Not really, not if you want to grow to any scale—then you need to be where the talent is, which is not generally in low-tax states. That’s why Silicon Valley isn’t in Mississippi.
And if these guys want to schmooze themselves into business relationships with the major media companies, there’s no better place to do that than NYC.
Bingo!
California, for all it taxation burdens, has unique advantages that I cannot foresee any other region except the East Coast replicating, and even then, I have my doubts.
The thing is, California has a wonderful lineup of interconnected high technology universities - Stanford, UCLA, USC, Berkeley, CalTech, etc., between the SF-LA region, all critical to high tech industry success. Combine that with the free California spirit (closely resembling my home country, Australia) where ‘business outfit’ means t-shirts, sandals and shorts, and the above-excellent weather, you have a captive environment where the people (graduates) are willing to pay for the compromise of ridiculously high taxes in order to live in such a professional and cultural climate.

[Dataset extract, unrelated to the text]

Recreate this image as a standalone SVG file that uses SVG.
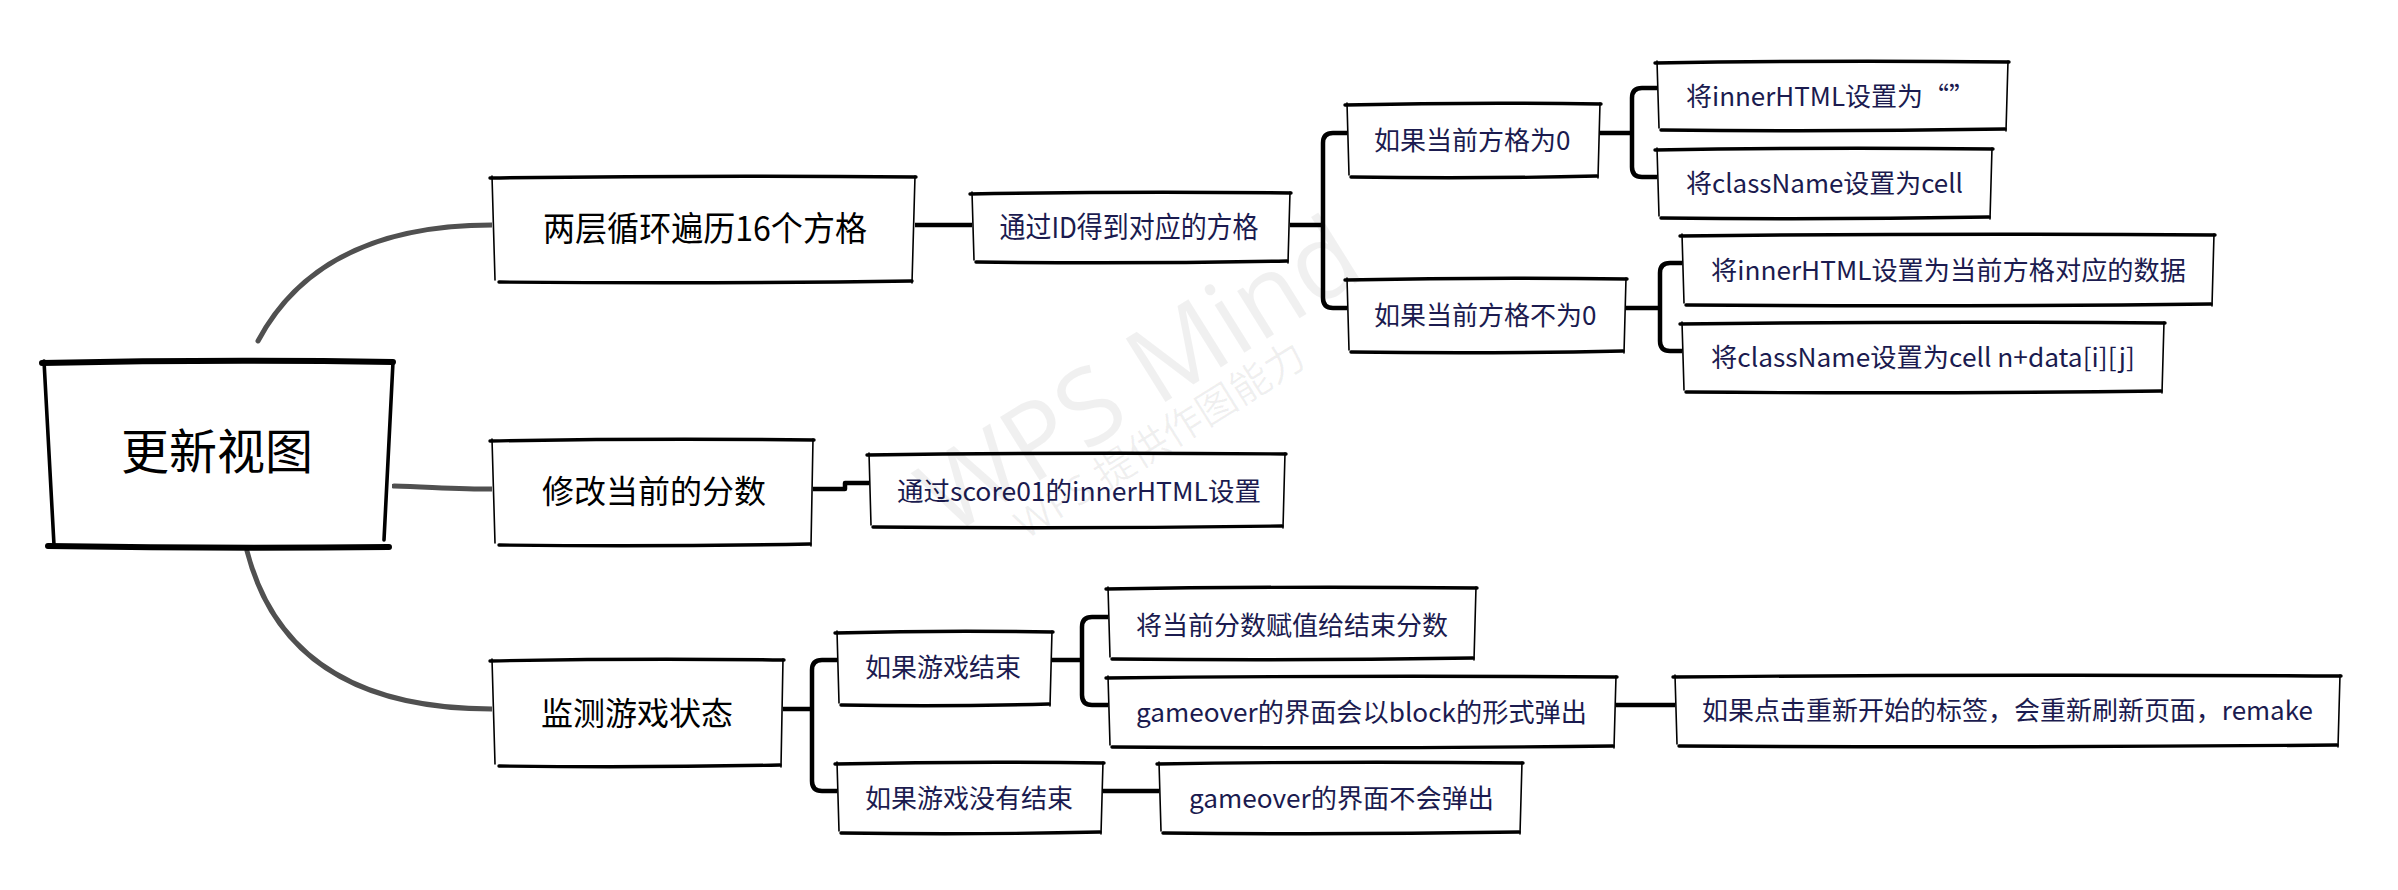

I work with a company that makes advanced machines for the tech industry and they have a critical / urgent requirement for an embedded systems programmer / architect and the guy who will be interviewing candidates for the position is a buddy of mine. The company has centers in California, Texas and Georgia - and this is what he told me with a straight face - he tests candidates by asking them if they are willing to move out of California - and he tells me he won’t hire anyone who makes the mistake of answering in the affirmative because he considers anyone willing to do so to be, in his words, ‘stupid’.